Chennai’s Raj TV to launch Kannada music, news channelsFebruary 21st, 2009 - 3:13 pm ICT by IANS
Chennai Feb 21 (IANS) The Rs.586-million (Rs.58.6-crore) Raj Television Network - the second largest Tamil satellite television company - is foraying into the Kannada language market with a music and a news channel.
The company is going slow on its plans to start a Telugu news channel, while the group company’s general entertainment channel in the same language is set for a makeover.
“The Kannada music channel will go on air next month while the Kannada news channel will be launched in April,” Raj TV programme director M. Ravindran told IANS.
The Raj Musix Kannada will be the company’s second music channel after its Tamil music channel launched last year.
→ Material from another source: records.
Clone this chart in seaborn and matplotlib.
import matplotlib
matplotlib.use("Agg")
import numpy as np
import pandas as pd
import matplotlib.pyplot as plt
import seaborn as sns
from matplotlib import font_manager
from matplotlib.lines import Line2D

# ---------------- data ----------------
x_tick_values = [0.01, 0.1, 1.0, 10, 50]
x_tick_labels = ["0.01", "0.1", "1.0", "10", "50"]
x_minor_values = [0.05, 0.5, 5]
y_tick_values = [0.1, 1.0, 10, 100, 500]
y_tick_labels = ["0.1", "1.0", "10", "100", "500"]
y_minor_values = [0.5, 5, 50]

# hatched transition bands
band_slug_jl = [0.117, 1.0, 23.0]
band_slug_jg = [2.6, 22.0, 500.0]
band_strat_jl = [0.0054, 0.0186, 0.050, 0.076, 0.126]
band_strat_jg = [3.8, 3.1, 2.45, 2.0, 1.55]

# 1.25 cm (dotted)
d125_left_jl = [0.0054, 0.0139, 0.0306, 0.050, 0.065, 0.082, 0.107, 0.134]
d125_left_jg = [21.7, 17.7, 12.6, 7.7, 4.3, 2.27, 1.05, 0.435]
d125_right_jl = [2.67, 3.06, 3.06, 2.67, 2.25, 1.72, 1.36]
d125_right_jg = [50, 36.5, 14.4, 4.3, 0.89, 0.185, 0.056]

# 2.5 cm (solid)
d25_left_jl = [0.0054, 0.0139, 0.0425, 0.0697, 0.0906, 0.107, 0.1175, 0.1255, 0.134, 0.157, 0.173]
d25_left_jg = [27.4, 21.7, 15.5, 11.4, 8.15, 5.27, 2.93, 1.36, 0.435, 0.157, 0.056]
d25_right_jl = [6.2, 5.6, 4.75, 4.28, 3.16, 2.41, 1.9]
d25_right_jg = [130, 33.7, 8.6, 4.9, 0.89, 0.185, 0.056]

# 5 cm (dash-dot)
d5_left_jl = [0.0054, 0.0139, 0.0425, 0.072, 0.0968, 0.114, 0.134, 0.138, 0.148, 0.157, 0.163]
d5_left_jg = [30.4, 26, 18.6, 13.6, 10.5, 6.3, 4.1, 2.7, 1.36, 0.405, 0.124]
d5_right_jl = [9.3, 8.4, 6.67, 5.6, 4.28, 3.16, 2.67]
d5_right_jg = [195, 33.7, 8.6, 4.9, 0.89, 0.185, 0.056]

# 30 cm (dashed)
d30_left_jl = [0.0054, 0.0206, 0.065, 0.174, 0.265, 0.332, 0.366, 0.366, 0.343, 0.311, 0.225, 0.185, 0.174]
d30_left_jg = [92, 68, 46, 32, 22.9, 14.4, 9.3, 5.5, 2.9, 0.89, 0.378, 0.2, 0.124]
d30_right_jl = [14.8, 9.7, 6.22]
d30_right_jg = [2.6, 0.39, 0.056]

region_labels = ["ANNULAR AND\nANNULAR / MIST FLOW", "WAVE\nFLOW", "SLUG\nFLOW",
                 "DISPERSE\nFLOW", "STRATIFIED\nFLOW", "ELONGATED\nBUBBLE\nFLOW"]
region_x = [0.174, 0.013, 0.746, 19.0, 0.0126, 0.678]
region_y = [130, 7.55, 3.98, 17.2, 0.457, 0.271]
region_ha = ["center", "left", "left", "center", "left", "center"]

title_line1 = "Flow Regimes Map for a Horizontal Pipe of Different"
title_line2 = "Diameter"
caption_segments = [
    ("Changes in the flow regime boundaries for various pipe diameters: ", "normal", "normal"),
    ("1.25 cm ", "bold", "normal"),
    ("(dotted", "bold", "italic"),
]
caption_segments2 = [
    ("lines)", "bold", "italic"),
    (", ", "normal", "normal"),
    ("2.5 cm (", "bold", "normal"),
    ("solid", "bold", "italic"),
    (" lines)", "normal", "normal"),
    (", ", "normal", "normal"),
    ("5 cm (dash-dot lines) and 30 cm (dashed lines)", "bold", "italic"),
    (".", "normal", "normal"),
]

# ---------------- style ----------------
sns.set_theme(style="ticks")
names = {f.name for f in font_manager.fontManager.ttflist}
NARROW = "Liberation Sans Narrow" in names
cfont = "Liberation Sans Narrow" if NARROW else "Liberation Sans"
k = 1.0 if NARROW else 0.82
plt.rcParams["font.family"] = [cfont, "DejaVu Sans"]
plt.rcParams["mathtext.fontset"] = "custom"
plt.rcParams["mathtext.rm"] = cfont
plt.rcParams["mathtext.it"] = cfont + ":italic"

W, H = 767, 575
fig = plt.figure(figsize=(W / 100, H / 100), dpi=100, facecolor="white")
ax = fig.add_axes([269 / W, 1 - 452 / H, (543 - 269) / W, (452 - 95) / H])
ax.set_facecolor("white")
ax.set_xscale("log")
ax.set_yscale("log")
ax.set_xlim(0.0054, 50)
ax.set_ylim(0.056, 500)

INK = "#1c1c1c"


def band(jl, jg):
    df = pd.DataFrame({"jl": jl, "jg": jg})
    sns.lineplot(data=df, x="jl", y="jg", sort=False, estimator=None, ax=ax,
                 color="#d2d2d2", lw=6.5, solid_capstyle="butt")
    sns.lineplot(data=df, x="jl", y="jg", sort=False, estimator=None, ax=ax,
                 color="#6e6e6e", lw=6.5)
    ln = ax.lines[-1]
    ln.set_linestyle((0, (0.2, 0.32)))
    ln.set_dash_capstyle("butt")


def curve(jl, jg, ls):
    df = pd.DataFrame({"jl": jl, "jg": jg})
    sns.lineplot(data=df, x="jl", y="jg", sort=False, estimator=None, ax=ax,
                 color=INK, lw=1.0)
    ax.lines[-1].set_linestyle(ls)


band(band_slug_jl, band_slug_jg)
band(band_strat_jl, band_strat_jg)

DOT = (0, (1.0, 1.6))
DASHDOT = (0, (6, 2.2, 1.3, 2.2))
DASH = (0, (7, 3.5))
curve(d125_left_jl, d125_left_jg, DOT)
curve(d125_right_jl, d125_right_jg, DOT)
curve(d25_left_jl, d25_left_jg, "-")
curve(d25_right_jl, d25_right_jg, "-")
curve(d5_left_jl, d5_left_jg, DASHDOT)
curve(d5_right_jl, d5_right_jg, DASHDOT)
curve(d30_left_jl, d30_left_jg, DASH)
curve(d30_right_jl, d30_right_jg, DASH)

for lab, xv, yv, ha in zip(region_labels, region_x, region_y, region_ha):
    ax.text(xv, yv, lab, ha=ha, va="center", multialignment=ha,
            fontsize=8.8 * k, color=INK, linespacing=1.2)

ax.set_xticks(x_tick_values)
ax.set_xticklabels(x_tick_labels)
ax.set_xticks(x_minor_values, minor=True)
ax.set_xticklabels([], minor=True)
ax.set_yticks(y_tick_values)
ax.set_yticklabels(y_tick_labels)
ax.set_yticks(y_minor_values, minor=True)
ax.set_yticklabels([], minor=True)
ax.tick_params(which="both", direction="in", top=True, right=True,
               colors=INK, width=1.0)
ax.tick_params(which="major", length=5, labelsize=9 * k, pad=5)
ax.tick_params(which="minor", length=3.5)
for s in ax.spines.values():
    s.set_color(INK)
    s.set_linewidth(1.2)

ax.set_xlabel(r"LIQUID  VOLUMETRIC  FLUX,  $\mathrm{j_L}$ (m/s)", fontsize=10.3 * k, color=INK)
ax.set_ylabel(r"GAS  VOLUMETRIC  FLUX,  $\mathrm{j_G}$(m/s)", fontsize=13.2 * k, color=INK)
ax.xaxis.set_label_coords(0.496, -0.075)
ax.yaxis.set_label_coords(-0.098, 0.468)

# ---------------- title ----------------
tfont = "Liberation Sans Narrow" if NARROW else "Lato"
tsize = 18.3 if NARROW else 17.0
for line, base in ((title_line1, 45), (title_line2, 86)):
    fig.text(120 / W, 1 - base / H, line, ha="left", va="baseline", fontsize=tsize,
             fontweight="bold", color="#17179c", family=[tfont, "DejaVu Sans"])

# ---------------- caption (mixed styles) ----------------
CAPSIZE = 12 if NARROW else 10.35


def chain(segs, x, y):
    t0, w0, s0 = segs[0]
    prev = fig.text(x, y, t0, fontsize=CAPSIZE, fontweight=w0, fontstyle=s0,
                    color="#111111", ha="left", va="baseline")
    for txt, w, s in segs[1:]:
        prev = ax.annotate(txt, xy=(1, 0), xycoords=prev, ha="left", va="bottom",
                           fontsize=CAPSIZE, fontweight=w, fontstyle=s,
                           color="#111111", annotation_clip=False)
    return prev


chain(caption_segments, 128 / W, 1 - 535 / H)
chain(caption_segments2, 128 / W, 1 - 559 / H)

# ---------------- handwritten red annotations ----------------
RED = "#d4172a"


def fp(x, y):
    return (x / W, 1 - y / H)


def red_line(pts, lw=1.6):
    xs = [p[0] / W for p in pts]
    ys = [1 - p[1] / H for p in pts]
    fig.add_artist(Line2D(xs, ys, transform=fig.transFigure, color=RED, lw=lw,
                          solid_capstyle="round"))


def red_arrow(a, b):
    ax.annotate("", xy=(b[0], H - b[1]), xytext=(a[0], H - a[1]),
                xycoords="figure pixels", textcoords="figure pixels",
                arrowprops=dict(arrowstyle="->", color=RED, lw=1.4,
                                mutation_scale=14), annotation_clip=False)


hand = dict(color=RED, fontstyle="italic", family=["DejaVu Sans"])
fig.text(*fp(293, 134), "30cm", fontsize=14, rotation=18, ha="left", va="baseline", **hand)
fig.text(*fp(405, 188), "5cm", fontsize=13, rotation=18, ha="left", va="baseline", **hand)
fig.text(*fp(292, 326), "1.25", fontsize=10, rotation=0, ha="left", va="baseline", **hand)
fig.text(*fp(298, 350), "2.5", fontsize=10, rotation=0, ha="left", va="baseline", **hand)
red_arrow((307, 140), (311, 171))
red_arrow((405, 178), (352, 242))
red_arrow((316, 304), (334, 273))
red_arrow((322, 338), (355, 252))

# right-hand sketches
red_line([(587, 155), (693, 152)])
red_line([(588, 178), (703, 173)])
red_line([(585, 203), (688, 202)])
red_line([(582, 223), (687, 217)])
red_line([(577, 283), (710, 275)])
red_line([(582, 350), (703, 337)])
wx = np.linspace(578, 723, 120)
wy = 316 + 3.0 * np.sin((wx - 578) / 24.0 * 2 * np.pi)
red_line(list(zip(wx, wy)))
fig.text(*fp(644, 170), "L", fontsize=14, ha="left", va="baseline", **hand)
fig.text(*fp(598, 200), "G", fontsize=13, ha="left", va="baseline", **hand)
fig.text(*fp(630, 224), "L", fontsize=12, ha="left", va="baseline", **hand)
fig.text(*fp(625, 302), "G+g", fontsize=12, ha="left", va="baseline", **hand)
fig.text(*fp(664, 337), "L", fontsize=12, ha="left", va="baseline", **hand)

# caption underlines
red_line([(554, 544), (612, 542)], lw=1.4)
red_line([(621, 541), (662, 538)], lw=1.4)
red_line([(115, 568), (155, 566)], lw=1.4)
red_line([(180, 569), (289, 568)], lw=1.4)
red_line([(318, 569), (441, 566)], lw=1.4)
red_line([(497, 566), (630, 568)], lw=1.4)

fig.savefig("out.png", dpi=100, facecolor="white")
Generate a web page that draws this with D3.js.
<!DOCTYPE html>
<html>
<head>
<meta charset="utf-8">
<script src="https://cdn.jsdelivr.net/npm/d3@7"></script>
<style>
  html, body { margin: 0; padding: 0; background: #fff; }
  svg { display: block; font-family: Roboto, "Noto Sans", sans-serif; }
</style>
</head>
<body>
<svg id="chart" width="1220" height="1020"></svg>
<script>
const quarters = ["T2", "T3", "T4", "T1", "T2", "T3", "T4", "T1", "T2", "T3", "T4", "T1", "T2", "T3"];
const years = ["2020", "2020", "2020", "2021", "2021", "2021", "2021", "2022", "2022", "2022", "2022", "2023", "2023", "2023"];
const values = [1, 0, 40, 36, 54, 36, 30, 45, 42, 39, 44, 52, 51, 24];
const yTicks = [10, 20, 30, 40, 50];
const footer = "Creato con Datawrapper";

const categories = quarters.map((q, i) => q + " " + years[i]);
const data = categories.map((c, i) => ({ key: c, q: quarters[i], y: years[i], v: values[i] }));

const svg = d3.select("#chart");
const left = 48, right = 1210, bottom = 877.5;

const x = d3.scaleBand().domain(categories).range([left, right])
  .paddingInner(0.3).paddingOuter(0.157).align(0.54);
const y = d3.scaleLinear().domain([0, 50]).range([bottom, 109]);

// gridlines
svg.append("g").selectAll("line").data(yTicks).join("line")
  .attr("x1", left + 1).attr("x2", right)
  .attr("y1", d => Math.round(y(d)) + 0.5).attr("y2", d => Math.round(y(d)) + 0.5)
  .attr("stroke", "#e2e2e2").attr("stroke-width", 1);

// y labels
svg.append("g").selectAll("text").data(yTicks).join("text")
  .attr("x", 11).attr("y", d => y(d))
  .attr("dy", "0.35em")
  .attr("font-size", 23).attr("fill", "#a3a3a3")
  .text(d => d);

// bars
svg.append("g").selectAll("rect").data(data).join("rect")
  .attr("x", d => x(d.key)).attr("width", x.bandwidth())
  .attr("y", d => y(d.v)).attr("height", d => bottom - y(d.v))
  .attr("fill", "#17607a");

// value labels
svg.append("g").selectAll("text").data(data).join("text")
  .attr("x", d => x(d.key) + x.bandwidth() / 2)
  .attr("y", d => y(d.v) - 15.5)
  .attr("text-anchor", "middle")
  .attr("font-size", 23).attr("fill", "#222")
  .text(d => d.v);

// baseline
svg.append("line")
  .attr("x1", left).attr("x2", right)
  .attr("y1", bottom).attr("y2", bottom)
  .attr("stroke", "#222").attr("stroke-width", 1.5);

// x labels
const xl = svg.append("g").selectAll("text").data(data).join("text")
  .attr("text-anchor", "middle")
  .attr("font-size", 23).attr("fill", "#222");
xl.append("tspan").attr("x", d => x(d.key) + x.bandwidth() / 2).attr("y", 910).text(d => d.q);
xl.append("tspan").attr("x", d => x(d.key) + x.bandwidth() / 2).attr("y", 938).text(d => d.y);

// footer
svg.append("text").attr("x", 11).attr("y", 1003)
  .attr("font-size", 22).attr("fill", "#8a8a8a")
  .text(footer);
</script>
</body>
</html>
The company had announced plans to launch similar channels in Malayalam and Telugu.
It will also be the third Kannada music channel after SS Music and U2 from the Sun TV Network.
According to Ravindran, the Kannada music and news channels are expected to break even in three years.
Last year, the company had announced a Rs.40-million (Rs.4-crore) investment for the four music channels, and hopes to earn Rs.5 million per month as advertisement revenues.
Speaking about plans surrounding the Telugu news channel, Ravindran said: “The Telugu news channel market is currently cluttered with nearly 10 channels. Our plans will be finalised some time next fiscal.”
He also said Raj TV’s Telugu entertainment channel, Vissa, will be re-launched with new programmes and game shows.
Though the Tamil satellite channel market is buzzing with the launch of two comedy channels (Adithya from Sun TV and Siripolli from Kalaignar TV), Ravindran ruled out any such plans from Raj TV.
“The Sun TV and the Kalaignar TV group have the advantage of owning a cable distribution network. A competing channel will be slotted in the non-prime band,” he explained.
In fact, this is a problem being faced by all the four channels under the Raj TV banner.
Raj TV is expected to close the current financial year with near flat topline growth while its bottomline might go down a bit as compared to the previous year owing to the increased costs.